──────── Information provided

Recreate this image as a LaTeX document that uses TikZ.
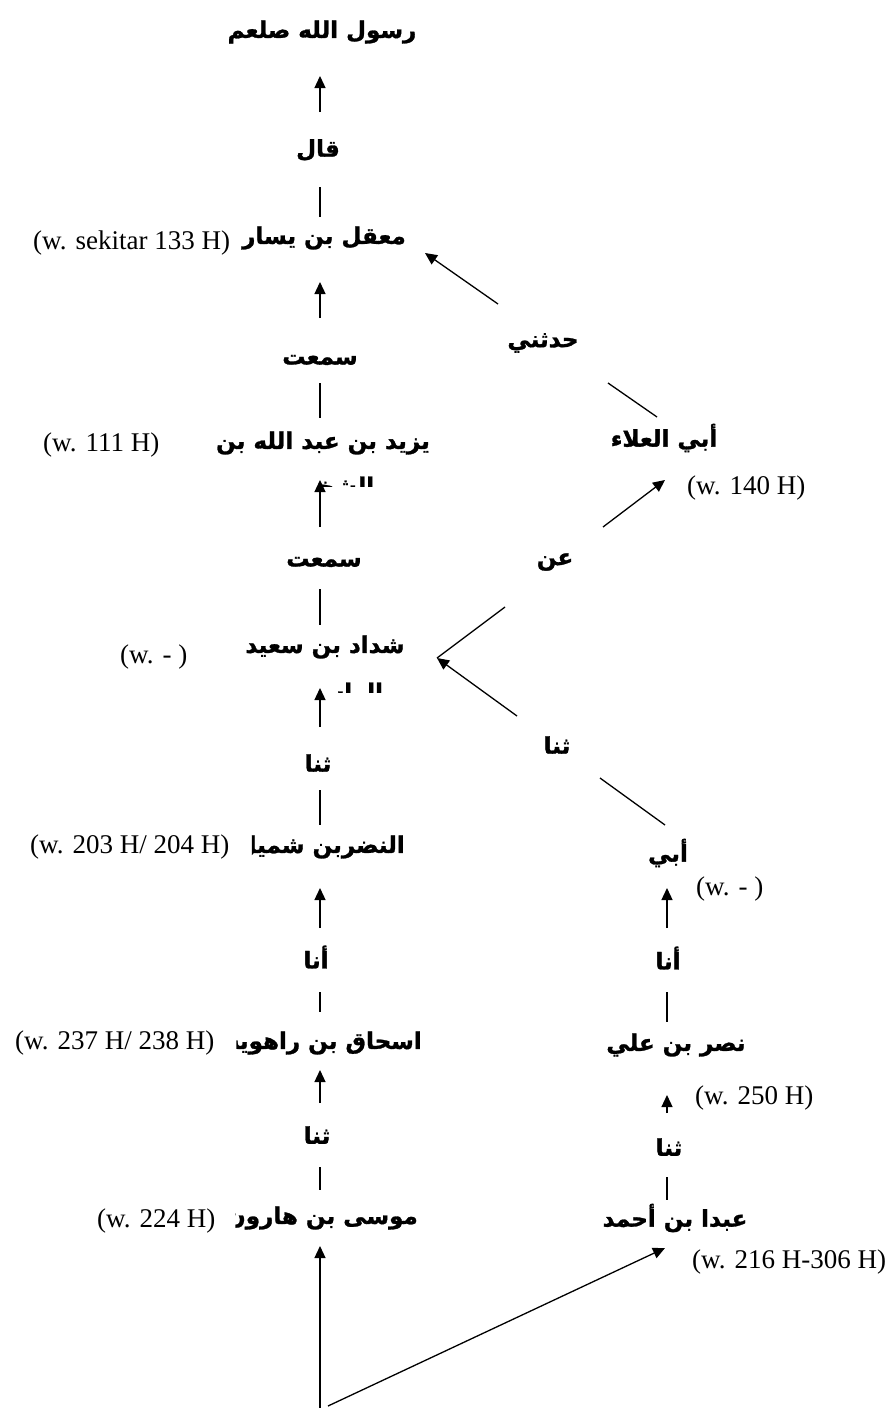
\documentclass[tikz,border=0pt]{standalone}
\usepackage{fontspec}
\setmainfont{Liberation Serif}
\newfontfamily\arfont[Script=Arabic,BoldFeatures={FakeBold=1.2}]{DejaVu Sans}
\TeXXeTstate=1
\usetikzlibrary{arrows.meta}
\newcommand\arsize{\fontsize{23}{27}\selectfont}
\newcommand\arb{\arfont\bfseries\arsize}
\newsavebox\nadrbox
\newsavebox\ishaqbox
\newsavebox\musabox
\newdimen\clipdim
\makeatletter
\newcommand\setclipx[3]{\clipdim=\dimexpr#1pt-\wd#2+#3pt\relax\edef\cx{\strip@pt\clipdim}}
\makeatother
\begin{document}
\sbox\nadrbox{\arb\beginR النضربن شميل\endR}%
\sbox\ishaqbox{\arb\beginR اسحاق بن راهويه\endR}%
\sbox\musabox{\arb\beginR موسى بن هارون\endR}%
\begin{tikzpicture}[x=1pt,y=-1pt,
  ar/.style={font=\arb, inner sep=0pt},
  lat/.style={font=\fontsize{27}{30}\selectfont, inner sep=0pt, anchor=west},
  arr/.style={line width=1.3pt, -{Triangle[length=12pt,width=11pt]}},
  ln/.style={line width=1.3pt}]
\useasboundingbox (0,0) rectangle (892,1408);
\fill[white] (0,0) rectangle (892,1408);

% ---- left column ----
\node[ar] (rasul) at (322,32) {\beginR رسول الله صلعم\endR};
\node[ar] (qal) at (318,150) {\beginR قال\endR};
\node[ar] (maqil) at (324,238) {\beginR معقل بن يسار\endR};
\node[ar] (samitu1) at (320,360) {\beginR سمعت\endR};
\node[ar] (yazid) at (323,443) {\beginR يزيد بن عبد الله بن\endR};
\begin{scope}
  \clip (250,465) rectangle (400,486);
  \node[ar,anchor=base] (yazid2) at (334,494) {\beginR الشخير\endR};
\end{scope}
\node[ar] (samitu2) at (324,562) {\beginR سمعت\endR};
\node[ar] (syaddad) at (325,647) {\beginR شداد بن سعيد\endR};
\begin{scope}
  \clip (250,675) rectangle (400,692);
  \node[ar,anchor=base] (syaddad2) at (336,700) {\beginR الراسبي\endR};
\end{scope}
\node[ar] (tsana1) at (318,763) {\beginR ثنا\endR};
\begin{scope}
  \setclipx{405}{\nadrbox}{15}
  \clip (\cx,820) rectangle (410,875);
  \node[ar,anchor=east] (nadr) at (405,847) {\usebox\nadrbox};
\end{scope}
\node[ar] (ana1) at (316,957) {\beginR أنا\endR};
\begin{scope}
  \setclipx{422}{\ishaqbox}{10}
  \clip (\cx,1015) rectangle (428,1072);
  \node[ar,anchor=east] (ishaq) at (422,1043) {\usebox\ishaqbox};
\end{scope}
\node[ar] (tsana2) at (317,1135) {\beginR ثنا\endR};
\begin{scope}
  \setclipx{418}{\musabox}{9}
  \clip (\cx,1192) rectangle (424,1245);
  \node[ar,anchor=east] (musa) at (418,1218) {\usebox\musabox};
\end{scope}

% ---- right column ----
\node[ar] (haddatsani) at (543,343) {\beginR حدثني\endR};
\node[ar] (abulala) at (664,438) {\beginR أبي العلاء\endR};
\node[ar] (an) at (555,562) {\beginR عن\endR};
\node[ar] (tsanar1) at (557,745) {\beginR ثنا\endR};
\node[ar] (abi) at (668,853) {\beginR أبي\endR};
\node[ar] (anar) at (668,958) {\beginR أنا\endR};
\node[ar] (nasr) at (676,1045) {\beginR نصر بن علي\endR};
\node[ar] (tsanar2) at (669,1147) {\beginR ثنا\endR};
\node[ar] (abdan) at (675,1218) {\beginR عبدا بن أحمد\endR};

% ---- dates ----
\node[lat] (w133) at (33,243) {(w. sekitar 133 H)};
\node[lat] (w111) at (43,445) {(w. 111 H)};
\node[lat] (wsy) at (120,657) {(w. - )};
\node[lat] (w203) at (30,847) {(w. 203 H/ 204 H)};
\node[lat] (w237) at (15,1043) {(w. 237 H/ 238 H)};
\node[lat] (w224) at (97,1221) {(w. 224 H)};
\node[lat] (w140) at (687,488) {(w. 140 H)};
\node[lat] (wabi) at (696,889) {(w. - )};
\node[lat] (w250) at (695,1098) {(w. 250 H)};
\node[lat] (w216) at (692,1262) {(w. 216 H-306 H)};

% ---- connector end points ----
\coordinate (c1a) at (320,112); \coordinate (c1b) at (320,76);
\coordinate (c2a) at (320,187); \coordinate (c2b) at (320,217);
\coordinate (c3a) at (320,318); \coordinate (c3b) at (320,282);
\coordinate (c4a) at (320,383); \coordinate (c4b) at (320,418);
\coordinate (c5a) at (320,527); \coordinate (c5b) at (320,480);
\coordinate (c6a) at (320,589); \coordinate (c6b) at (320,625);
\coordinate (c7a) at (320,727); \coordinate (c7b) at (320,688);
\coordinate (c8a) at (320,790); \coordinate (c8b) at (320,825);
\coordinate (c9a) at (320,928); \coordinate (c9b) at (320,888);
\coordinate (c10a) at (320,992); \coordinate (c10b) at (320,1012);
\coordinate (c11a) at (320,1103); \coordinate (c11b) at (320,1070);
\coordinate (c12a) at (320,1167); \coordinate (c12b) at (320,1190);
\coordinate (base) at (320,1408); \coordinate (c13b) at (320,1246);
\coordinate (base2) at (328,1406); \coordinate (c14b) at (665,1248);
\coordinate (d1a) at (498,304); \coordinate (d1b) at (425,253);
\coordinate (d2a) at (608,383); \coordinate (d2b) at (657,417);
\coordinate (d3a) at (603,527); \coordinate (d3b) at (665,480);
\coordinate (d4a) at (505,607); \coordinate (vtx) at (437,658);
\coordinate (d5a) at (517,716);
\coordinate (d6a) at (600,778); \coordinate (d6b) at (665,825);
\coordinate (r1a) at (667,928); \coordinate (r1b) at (667,888);
\coordinate (r2a) at (667,992); \coordinate (r2b) at (667,1022);
\coordinate (r3a) at (667,1113); \coordinate (r3b) at (667,1095);
\coordinate (r4a) at (667,1177); \coordinate (r4b) at (667,1200);

% ---- connectors ----
\draw[arr] (c1a) -- (c1b);
\draw[ln] (c2a) -- (c2b);
\draw[arr] (c3a) -- (c3b);
\draw[ln] (c4a) -- (c4b);
\draw[arr] (c5a) -- (c5b);
\draw[ln] (c6a) -- (c6b);
\draw[arr] (c7a) -- (c7b);
\draw[ln] (c8a) -- (c8b);
\draw[arr] (c9a) -- (c9b);
\draw[ln] (c10a) -- (c10b);
\draw[arr] (c11a) -- (c11b);
\draw[ln] (c12a) -- (c12b);
\draw[arr] (base) -- (c13b);
\draw[arr] (base2) -- (c14b);
\draw[arr] (d1a) -- (d1b);
\draw[ln] (d2a) -- (d2b);
\draw[arr] (d3a) -- (d3b);
\draw[ln] (d4a) -- (vtx);
\draw[arr] (d5a) -- (vtx);
\draw[ln] (d6a) -- (d6b);
\draw[arr] (r1a) -- (r1b);
\draw[ln] (r2a) -- (r2b);
\draw[arr] (r3a) -- (r3b);
\draw[ln] (r4a) -- (r4b);
\end{tikzpicture}
\end{document}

────────────────

▸ **What to do**
Set down the material exactly, every line of it, except for the pictures.

▸ **Full output**
Recreate this image as a LaTeX document that uses TikZ.
\documentclass[tikz,border=0pt]{standalone}
\usepackage{fontspec}
\setmainfont{Liberation Serif}
\newfontfamily\arfont[Script=Arabic,BoldFeatures={FakeBold=1.2}]{DejaVu Sans}
\TeXXeTstate=1
\usetikzlibrary{arrows.meta}
\newcommand\arsize{\fontsize{23}{27}\selectfont}
\newcommand\arb{\arfont\bfseries\arsize}
\newsavebox\nadrbox
\newsavebox\ishaqbox
\newsavebox\musabox
\newdimen\clipdim
\makeatletter
\newcommand\setclipx[3]{\clipdim=\dimexpr#1pt-\wd#2+#3pt\relax\edef\cx{\strip@pt\clipdim}}
\makeatother
\begin{document}
\sbox\nadrbox{\arb\beginR النضربن شميل\endR}%
\sbox\ishaqbox{\arb\beginR اسحاق بن راهويه\endR}%
\sbox\musabox{\arb\beginR موسى بن هارون\endR}%
\begin{tikzpicture}[x=1pt,y=-1pt,
  ar/.style={font=\arb, inner sep=0pt},
  lat/.style={font=\fontsize{27}{30}\selectfont, inner sep=0pt, anchor=west},
  arr/.style={line width=1.3pt, -{Triangle[length=12pt,width=11pt]}},
  ln/.style={line width=1.3pt}]
\useasboundingbox (0,0) rectangle (892,1408);
\fill[white] (0,0) rectangle (892,1408);

% ---- left column ----
\node[ar] (rasul) at (322,32) {\beginR رسول الله صلعم\endR};
\node[ar] (qal) at (318,150) {\beginR قال\endR};
\node[ar] (maqil) at (324,238) {\beginR معقل بن يسار\endR};
\node[ar] (samitu1) at (320,360) {\beginR سمعت\endR};
\node[ar] (yazid) at (323,443) {\beginR يزيد بن عبد الله بن\endR};
\begin{scope}
  \clip (250,465) rectangle (400,486);
  \node[ar,anchor=base] (yazid2) at (334,494) {\beginR الشخير\endR};
\end{scope}
\node[ar] (samitu2) at (324,562) {\beginR سمعت\endR};
\node[ar] (syaddad) at (325,647) {\beginR شداد بن سعيد\endR};
\begin{scope}
  \clip (250,675) rectangle (400,692);
  \node[ar,anchor=base] (syaddad2) at (336,700) {\beginR الراسبي\endR};
\end{scope}
\node[ar] (tsana1) at (318,763) {\beginR ثنا\endR};
\begin{scope}
  \setclipx{405}{\nadrbox}{15}
  \clip (\cx,820) rectangle (410,875);
  \node[ar,anchor=east] (nadr) at (405,847) {\usebox\nadrbox};
\end{scope}
\node[ar] (ana1) at (316,957) {\beginR أنا\endR};
\begin{scope}
  \setclipx{422}{\ishaqbox}{10}
  \clip (\cx,1015) rectangle (428,1072);
  \node[ar,anchor=east] (ishaq) at (422,1043) {\usebox\ishaqbox};
\end{scope}
\node[ar] (tsana2) at (317,1135) {\beginR ثنا\endR};
\begin{scope}
  \setclipx{418}{\musabox}{9}
  \clip (\cx,1192) rectangle (424,1245);
  \node[ar,anchor=east] (musa) at (418,1218) {\usebox\musabox};
\end{scope}

% ---- right column ----
\node[ar] (haddatsani) at (543,343) {\beginR حدثني\endR};
\node[ar] (abulala) at (664,438) {\beginR أبي العلاء\endR};
\node[ar] (an) at (555,562) {\beginR عن\endR};
\node[ar] (tsanar1) at (557,745) {\beginR ثنا\endR};
\node[ar] (abi) at (668,853) {\beginR أبي\endR};
\node[ar] (anar) at (668,958) {\beginR أنا\endR};
\node[ar] (nasr) at (676,1045) {\beginR نصر بن علي\endR};
\node[ar] (tsanar2) at (669,1147) {\beginR ثنا\endR};
\node[ar] (abdan) at (675,1218) {\beginR عبدا بن أحمد\endR};

% ---- dates ----
\node[lat] (w133) at (33,243) {(w. sekitar 133 H)};
\node[lat] (w111) at (43,445) {(w. 111 H)};
\node[lat] (wsy) at (120,657) {(w. - )};
\node[lat] (w203) at (30,847) {(w. 203 H/ 204 H)};
\node[lat] (w237) at (15,1043) {(w. 237 H/ 238 H)};
\node[lat] (w224) at (97,1221) {(w. 224 H)};
\node[lat] (w140) at (687,488) {(w. 140 H)};
\node[lat] (wabi) at (696,889) {(w. - )};
\node[lat] (w250) at (695,1098) {(w. 250 H)};
\node[lat] (w216) at (692,1262) {(w. 216 H-306 H)};

% ---- connector end points ----
\coordinate (c1a) at (320,112); \coordinate (c1b) at (320,76);
\coordinate (c2a) at (320,187); \coordinate (c2b) at (320,217);
\coordinate (c3a) at (320,318); \coordinate (c3b) at (320,282);
\coordinate (c4a) at (320,383); \coordinate (c4b) at (320,418);
\coordinate (c5a) at (320,527); \coordinate (c5b) at (320,480);
\coordinate (c6a) at (320,589); \coordinate (c6b) at (320,625);
\coordinate (c7a) at (320,727); \coordinate (c7b) at (320,688);
\coordinate (c8a) at (320,790); \coordinate (c8b) at (320,825);
\coordinate (c9a) at (320,928); \coordinate (c9b) at (320,888);
\coordinate (c10a) at (320,992); \coordinate (c10b) at (320,1012);
\coordinate (c11a) at (320,1103); \coordinate (c11b) at (320,1070);
\coordinate (c12a) at (320,1167); \coordinate (c12b) at (320,1190);
\coordinate (base) at (320,1408); \coordinate (c13b) at (320,1246);
\coordinate (base2) at (328,1406); \coordinate (c14b) at (665,1248);
\coordinate (d1a) at (498,304); \coordinate (d1b) at (425,253);
\coordinate (d2a) at (608,383); \coordinate (d2b) at (657,417);
\coordinate (d3a) at (603,527); \coordinate (d3b) at (665,480);
\coordinate (d4a) at (505,607); \coordinate (vtx) at (437,658);
\coordinate (d5a) at (517,716);
\coordinate (d6a) at (600,778); \coordinate (d6b) at (665,825);
\coordinate (r1a) at (667,928); \coordinate (r1b) at (667,888);
\coordinate (r2a) at (667,992); \coordinate (r2b) at (667,1022);
\coordinate (r3a) at (667,1113); \coordinate (r3b) at (667,1095);
\coordinate (r4a) at (667,1177); \coordinate (r4b) at (667,1200);

% ---- connectors ----
\draw[arr] (c1a) -- (c1b);
\draw[ln] (c2a) -- (c2b);
\draw[arr] (c3a) -- (c3b);
\draw[ln] (c4a) -- (c4b);
\draw[arr] (c5a) -- (c5b);
\draw[ln] (c6a) -- (c6b);
\draw[arr] (c7a) -- (c7b);
\draw[ln] (c8a) -- (c8b);
\draw[arr] (c9a) -- (c9b);
\draw[ln] (c10a) -- (c10b);
\draw[arr] (c11a) -- (c11b);
\draw[ln] (c12a) -- (c12b);
\draw[arr] (base) -- (c13b);
\draw[arr] (base2) -- (c14b);
\draw[arr] (d1a) -- (d1b);
\draw[ln] (d2a) -- (d2b);
\draw[arr] (d3a) -- (d3b);
\draw[ln] (d4a) -- (vtx);
\draw[arr] (d5a) -- (vtx);
\draw[ln] (d6a) -- (d6b);
\draw[arr] (r1a) -- (r1b);
\draw[ln] (r2a) -- (r2b);
\draw[arr] (r3a) -- (r3b);
\draw[ln] (r4a) -- (r4b);
\end{tikzpicture}
\end{document}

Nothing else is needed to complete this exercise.